I'm trying to understand the Universal Coefficients Theorem for homology but I don't really get what the map $$ H_n(C; G) \to \mathrm{Tor}(H_{n-1}(C), G) $$ should be.
The construction should be the following: you take the short exact sequence $$ 0 \to Z_n \to C_n \xrightarrow{\partial} B_{n-1} \to 0 $$ which splits and hence exactness is preserved after tensoring with $G$: $$ 0 \to Z_n \otimes G \to C_n \otimes G \xrightarrow{\partial \otimes id} B_{n-1} \otimes G \to 0. $$
Hence, we can consider the long exact sequence in homology, which looks like $$ \dots \to Z_n \otimes G \to H_n(C; G) \xrightarrow{\phi} B_{n-1} \otimes G \to \dots $$ (here the outer chain complexes are endowed with the zero differentials).
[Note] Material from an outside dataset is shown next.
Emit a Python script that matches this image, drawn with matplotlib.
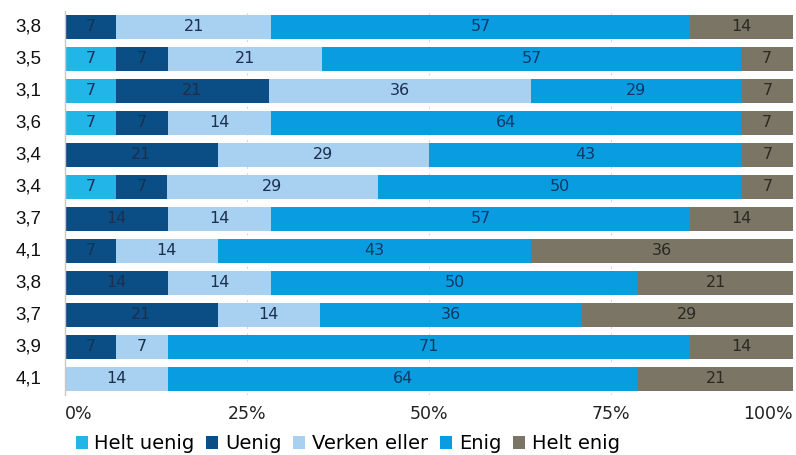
import numpy as np
import matplotlib
matplotlib.use("Agg")
import matplotlib.pyplot as plt
from matplotlib.patches import Patch

# data (top to bottom)
means = ["3,8", "3,5", "3,1", "3,6", "3,4", "3,4", "3,7", "4,1", "3,8", "3,7", "3,9", "4,1"]
helt_uenig = [0, 7, 7, 7, 0, 7, 0, 0, 0, 0, 0, 0]
uenig      = [7, 7, 21, 7, 21, 7, 14, 7, 14, 21, 7, 0]
verken     = [21, 21, 36, 14, 29, 29, 14, 14, 14, 14, 7, 14]
enig       = [57, 57, 29, 64, 43, 50, 57, 43, 50, 36, 71, 64]
helt_enig  = [14, 7, 7, 7, 7, 7, 14, 36, 21, 29, 14, 21]

categories = ["Helt uenig", "Uenig", "Verken eller", "Enig", "Helt enig"]
colors = ["#22B5E8", "#0B4E85", "#A8D0F0", "#0A9CE0", "#7A7565"]
text_colors = ["#1B2F4E", "#1B2F4E", "#1B2F4E", "#0B3A66", "#2A2A22"]
ticks = [0, 25, 50, 75, 100]
tick_labels = ["0%", "25%", "50%", "75%", "100%"]

series = np.array([helt_uenig, uenig, verken, enig, helt_enig], dtype=float)
totals = series.sum(axis=0)
shares = series / totals * 100

fig = plt.figure(figsize=(7.96, 4.55), dpi=100)
ax = fig.add_axes([0.0817, 0.132, 0.9143, 0.844])

y = np.arange(len(means))
left = np.zeros(len(means))
for i, cat in enumerate(categories):
    ax.barh(y, shares[i], left=left, height=0.76, color=colors[i], zorder=2)
    for j in range(len(means)):
        if series[i, j] > 0:
            ax.text(left[j] + shares[i, j] / 2, y[j], f"{int(series[i, j])}",
                    ha="center", va="center", fontsize=11.5, color=text_colors[i],
                    family="DejaVu Sans", zorder=3)
    left += shares[i]

ax.set_xlim(0, 100)
ax.set_ylim(len(means) - 0.5, -0.5)
ax.set_yticks([])
ax.set_xticks([])
for v in [25, 50, 75]:
    ax.axvline(v, color="#d8d8d8", lw=0.8, ls=(0, (2, 4)), zorder=1)
for s in ["top", "right", "bottom"]:
    ax.spines[s].set_visible(False)
ax.spines["left"].set_color("#c8c8c8")
ax.spines["left"].set_linewidth(1.0)

# mean labels on the left
for j, m in enumerate(means):
    ax.text(-3.3, y[j], m, ha="right", va="center", fontsize=13.5,
            family="Liberation Sans", color="#111111", clip_on=False)

# percent tick labels
for t, lab in zip(ticks, tick_labels):
    ha = "left" if t == 0 else ("right" if t == 100 else "center")
    ax.text(t, len(means) - 0.5 + 0.58, lab, ha=ha, va="center", fontsize=12.5,
            family="DejaVu Sans", color="#222222", clip_on=False)

handles = [Patch(facecolor=c, edgecolor="none", label=l) for c, l in zip(colors, categories)]
fig.legend(handles=handles, loc="lower left", bbox_to_anchor=(0.073, -0.035), ncol=5,
           frameon=False, handlelength=0.62, handleheight=0.62, handletextpad=0.35,
           columnspacing=0.6, prop={"family": "DejaVu Sans", "size": 14})

fig.savefig("out.png", dpi=100)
What I don't understand is why $\phi$ is not the zero map. Every element of $H_n(C; G)$ is represented by an element of $\mathrm{ker}(\partial \otimes id)$, which is $Z_n \otimes G$ by exactness.
There is something weird going on with the tensor product but I can't get my head around it. I know this is a duplicate of a (really) old post but I don't think the answers there were satisfactory. Can anyone help me?